One recent example of international drama that involved cooperation rather than confrontation was the voyage of the U.S. Coast Guard heavy icebreaker Polar Star from home port in Seattle to McCurdo Station on Ross Island, Antarctica, to help resupply and refuel scientific research programs there.
By early January, the Polar Star had sailed south to Sydney, Australia. Word came that the Chinese icebreaker Xue Lon, or Snow Dragon, which had been dispatched to assist the icebound Russian ship Akademik Shokalskiy, had itself become encased by ice. The Australian Maritime Safety Authority, which was coordinating rescue operations, asked the U.S. Coast Guard for assistance in freeing the Russian and Chinese ships. The Polar Star set course for the distressed ships.
All of which set off a rah-rah hometown reaction from Seattle – which, sadly, many Coloradans may have come to expect – the gist of which was that the “baddest” ship of its kind was off to “kick some ice.” Alas, it wasn’t to be.
The story is picked up from there by Alex Maas, the stellar blogger and CU Boulder graduate student who is concluding her third research season in Antarctica.

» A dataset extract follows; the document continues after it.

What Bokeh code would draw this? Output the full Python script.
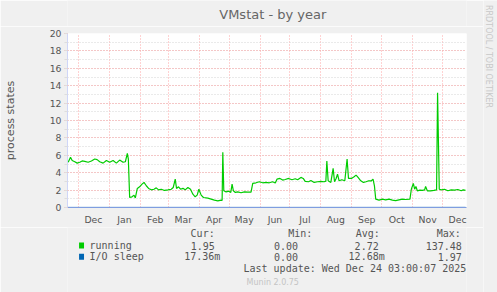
import math
import pandas as pd
from bokeh.plotting import figure
from bokeh.layouts import row, column
from bokeh.models import Range1d, FixedTicker, SingleIntervalTicker
from bokeh.core.properties import value
from bokeh.embed import file_html
from bokeh.resources import INLINE

# ---------------- data ----------------
START = pd.Timestamp("2024-11-20")
RANGE_DAYS = 400

# running processes: day offset from START, averaged value
running_days = [0.7, 3, 4.7, 7.3, 9.7, 12.3, 14.7, 17.3, 20.7, 24, 27.3, 29.7, 32.3, 35.7,
                39, 42.3, 45.7, 49, 52.3, 55.7, 58, 60, 61, 62.3, 64.7, 66.7, 68, 70,
                72.3, 74.7, 76.7, 79, 81.3, 84, 86.7, 89, 91.3, 94, 97.3, 100.7, 104, 106,
                108, 109.3, 111.3, 113.3, 115.7, 118, 120.7, 123.3, 125.7, 128, 130, 131.7,
                134, 136.3, 140.7, 144, 147.3, 150.7, 154, 155, 155.7, 156.7, 159, 161.7,
                163.7, 165, 166.3, 168.3, 170.7, 174, 177.3, 180.7, 184, 185.7, 189, 192.3,
                195.7, 199, 202.3, 205.7, 208.3, 210, 213, 215.7, 218.3, 221.7, 225, 228.3,
                230.7, 234, 236.3, 238.3, 241.7, 244, 247.3, 250.7, 254, 257.3, 259, 260,
                261.3, 264, 266.3, 267.7, 269.3, 270.7, 272.3, 275, 278, 280.3, 281.7,
                284.7, 287.3, 289.3, 291.3, 294, 296.7, 299.3, 302, 304.7, 306.3, 307.7,
                309, 312.3, 315.7, 319, 322.3, 325.7, 329, 332.3, 335.7, 339, 343.3, 344.7,
                346.7, 348, 349.3, 350.7, 353.3, 355.7, 358, 359, 360.7, 364, 367.3, 370,
                371, 372.7, 375, 378, 381.3, 384.7, 388, 391.3, 394.7, 396.7, 399]
running_values = [5.19, 5.77, 5.4, 5.26, 5.1, 5.2, 5.35, 5.3, 5.2, 5.35, 5.57, 5.5, 5.26, 5.1,
                  5.4, 5.2, 5.4, 5.1, 5.45, 5.2, 5.26, 6.22, 5.57, 1.15, 1.23, 1.42, 1.1, 2.19,
                  2.38, 2.69, 2.88, 2.5, 2.19, 2.03, 2.1, 2.26, 2.03, 2.1, 1.96, 2.03, 2.1, 2.3,
                  3.26, 2.19, 2.38, 2.1, 2.2, 2.03, 2.3, 2.1, 1.53, 1.23, 1.42, 2.1,
                  1.42, 1.15, 1.07, 0.96, 0.84, 0.77, 0.84, 0.8, 6.34, 1.92, 1.8, 1.88,
                  1.73, 2.69, 1.92, 1.73, 1.8, 1.69, 1.8, 1.77, 1.77, 2.77, 2.84, 2.96,
                  2.84, 2.88, 2.84, 2.96, 2.81, 3.26, 3.34, 3.15, 3.22, 3.34, 3.19, 3.3,
                  3.19, 3.46, 3.34, 3.0, 2.96, 3.1, 2.88, 2.96, 3.0, 2.96, 3.03, 5.35,
                  3.07, 2.88, 4.5, 2.96, 3.34, 3.84, 3.07, 3.19, 3.07, 5.57, 3.34,
                  3.34, 3.53, 3.72, 3.46, 3.07, 2.88, 2.96, 3.07, 3.07, 3.26, 2.49,
                  0.96, 0.84, 0.96, 0.88, 0.96, 0.84, 0.8, 0.88, 0.96, 0.92, 0.96, 2.1,
                  2.77, 2.1, 2.42, 1.92, 2.0, 1.96, 2.03, 2.42, 1.92, 1.92, 1.96, 2.03,
                  13.2, 2.1, 2.03, 2.1, 1.92, 2.03, 2.0, 2.07, 1.92, 2.03, 1.96]

# I/O sleep processes (stays close to zero)
io_sleep_days = [0, 100, 200, 300, 399]
io_sleep_values = [0.012, 0.013, 0.012, 0.013, 0.017]

month_starts = ["2024-12-01", "2025-01-01", "2025-02-01", "2025-03-01", "2025-04-01",
                "2025-05-01", "2025-06-01", "2025-07-01", "2025-08-01", "2025-09-01",
                "2025-10-01", "2025-11-01", "2025-12-01"]
month_labels = ["Dec", "Jan", "Feb", "Mar", "Apr", "May", "Jun", "Jul", "Aug", "Sep",
                "Oct", "Nov", "Dec"]

title_text = "VMstat - by year"
y_label = "process states"
series_names = ["running", "I/O sleep"]
series_colors = ["#00cc00", "#0066b3"]
stat_headers = ["Cur:", "Min:", "Avg:", "Max:"]
cur_values = ["1.95", "17.36m"]
min_values = ["0.00", "0.00"]
avg_values = ["2.72", "12.68m"]
max_values = ["137.48", "1.97"]
last_update = "Last update: Wed Dec 24 03:00:07 2025"
credit_text = "Munin 2.0.75"
side_text = "RRDTOOL / TOBI OETIKER"

# ---------------- layout (page pixels) ----------------
W, H = 497, 292
LEFT_W = 483          # width of title / chart / legend column
SIDE_W = W - LEFT_W   # right strip with the rrdtool credit
TITLE_H = 26
MAIN_H = 201
LEGEND_H = H - TITLE_H - MAIN_H
FL, FT, FW, FH = 66, 33, 400, 175   # chart frame in page pixels
YMAX = 20

SANS = "DejaVu Sans"
MONO = "DejaVu Sans Mono"
FONT_COL = "#555555"
BG = "#f0f0f0"


def strip(width, height, x0, y0):
    """A figure whose frame fills it, with data coordinates = page pixels."""
    f = figure(width=width, height=height, output_backend="svg", toolbar_location=None,
               x_range=Range1d(x0, x0 + width), y_range=Range1d(y0 + height, y0),
               x_axis_location=None, y_axis_location=None,
               min_border=0, min_border_left=0, min_border_right=0,
               min_border_top=0, min_border_bottom=0)
    f.border_fill_color = BG
    f.background_fill_color = BG
    f.outline_line_color = None
    f.grid.visible = False
    return f


# title strip
title_fig = strip(LEFT_W, TITLE_H, 0, 0)
title_fig.text(x=[248.5], y=[13.5], text=[title_text], text_align="center",
               text_baseline="middle", text_font=value(SANS), text_font_size="13px",
               text_color="#666666")

# main chart
p = figure(width=LEFT_W, height=MAIN_H, output_backend="svg", toolbar_location=None,
           x_range=Range1d(0, RANGE_DAYS), y_range=Range1d(0, YMAX),
           min_border_left=FL, min_border_right=LEFT_W - FL - FW,
           min_border_top=FT - TITLE_H, min_border_bottom=MAIN_H - (FT - TITLE_H) - FH)
p.border_fill_color = BG
p.background_fill_color = "#ffffff"
p.outline_line_color = None

yax = p.yaxis[0]
yax.ticker = SingleIntervalTicker(interval=2, num_minor_ticks=2)
yax.axis_label = y_label
yax.axis_label_text_font = SANS
yax.axis_label_text_font_size = "11px"
yax.axis_label_text_font_style = "normal"
yax.axis_label_text_color = FONT_COL
yax.axis_label_standoff = 30
yax.major_label_text_font = SANS
yax.major_label_text_font_size = "9.3px"
yax.major_label_text_color = FONT_COL
yax.major_label_standoff = 3
yax.axis_line_color = "#CFD6F8"
yax.major_tick_in = 0
yax.major_tick_out = 3
yax.major_tick_line_color = "#ffa5a5"
yax.minor_tick_in = 0
yax.minor_tick_out = 3
yax.minor_tick_line_color = "#dddddd"

month_start_days = [int((pd.Timestamp(d) - START).days) for d in month_starts]
label_days = [d + 15 for d in month_start_days]
xax = p.xaxis[0]
xax.ticker = FixedTicker(ticks=label_days)
xax.major_label_overrides = {d: lab for d, lab in zip(label_days, month_labels)}
xax.major_label_text_font = SANS
xax.major_label_text_font_size = "9.3px"
xax.major_label_text_color = FONT_COL
xax.major_label_standoff = 6
xax.major_tick_line_color = None
xax.major_tick_in = 0
xax.major_tick_out = 0
xax.minor_tick_line_color = None
xax.axis_line_color = "#7f9de0"

p.xgrid.ticker = FixedTicker(ticks=month_start_days)
p.xgrid.grid_line_color = "#ffa5a5"
p.xgrid.grid_line_dash = "1 2"
p.ygrid.grid_line_color = "#ffa5a5"
p.ygrid.grid_line_dash = "1 2"
p.ygrid.minor_grid_line_color = "#d4d4d4"
p.ygrid.minor_grid_line_dash = "1 2"

p.line(io_sleep_days, io_sleep_values, line_color=series_colors[1], line_width=1)
p.line(running_days, running_values, line_color=series_colors[0], line_width=1.2)

# legend block (data coordinates = page pixels)
lg = strip(LEFT_W, LEGEND_H, 0, TITLE_H + MAIN_H)
row_y = [245, 256.3]
lg.quad(left=[14, 14], right=[20, 20], top=[y - 3 for y in row_y],
        bottom=[y + 3 for y in row_y], fill_color=series_colors, line_color=None)
left_x = [149, 267.3, 349, 447, 26.7, 26.7]
left_y = [233.3] * 4 + row_y
left_t = stat_headers + series_names
right_x = [178.3, 185, 279, 279, 376.7, 384, 477.3, 477.3, 482.7]
right_y = [row_y[0], row_y[1]] * 4 + [268.3]
right_t = cur_values + min_values + avg_values + max_values + [last_update]
lg.text(x=left_x, y=left_y, text=left_t, text_align="left", text_baseline="middle",
        text_font=value(MONO), text_font_size="10px", text_color=FONT_COL)
lg.text(x=right_x, y=right_y, text=right_t, text_align="right", text_baseline="middle",
        text_font=value(MONO), text_font_size="10px", text_color=FONT_COL)
lg.text(x=[248.5], y=[282], text=[credit_text], text_align="center",
        text_baseline="middle", text_font=value(SANS), text_font_size="8px",
        text_color="#c4c4c4")

# right strip with the rotated rrdtool credit
side = strip(SIDE_W, H, LEFT_W, 0)
side.text(x=[487.5], y=[56], text=[side_text], angle=-math.pi / 2, text_align="center",
          text_baseline="middle", text_font=value(SANS), text_font_size="8px",
          text_color="#c8c8c8")

layout = row(column(title_fig, p, lg, spacing=0), side, spacing=0)
open("out.html", "w").write(file_html(layout, INLINE))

“Luckily changes in the flow of pack ice freed both ships before the Polar Star arrived so a rescue wasn’t necessary, but this event has highlighted the need for strong icebreakers if ships are going to continue traveling through areas that have thick, multi-year sea ice in either the Arctic or the Southern (Antarctic) oceans,” Maas wrote in her blog, “The Last Degrees,” a reference to the highest latitudes and lowest temperatures on earth.
Maas’ work is regularly featured in the newsletter from CU’s Institute of Arctic and Alpine Research, or INSTAAR, and has been featured in this space before.
The Polar Star “is capable of breaking ice up to 21-feet thick, and operates by ramming forward and slightly onto the ice with a rounded hull, then backing out, giving the ice time to move away before ramming forward again,” she wrote.
And, in truth, Seattle should feel a little proud. The Polar Star only recently returned to active duty after a three-year, $90 million refurbishment, and is the only heavy icebreaker currently in the U.S. fleet.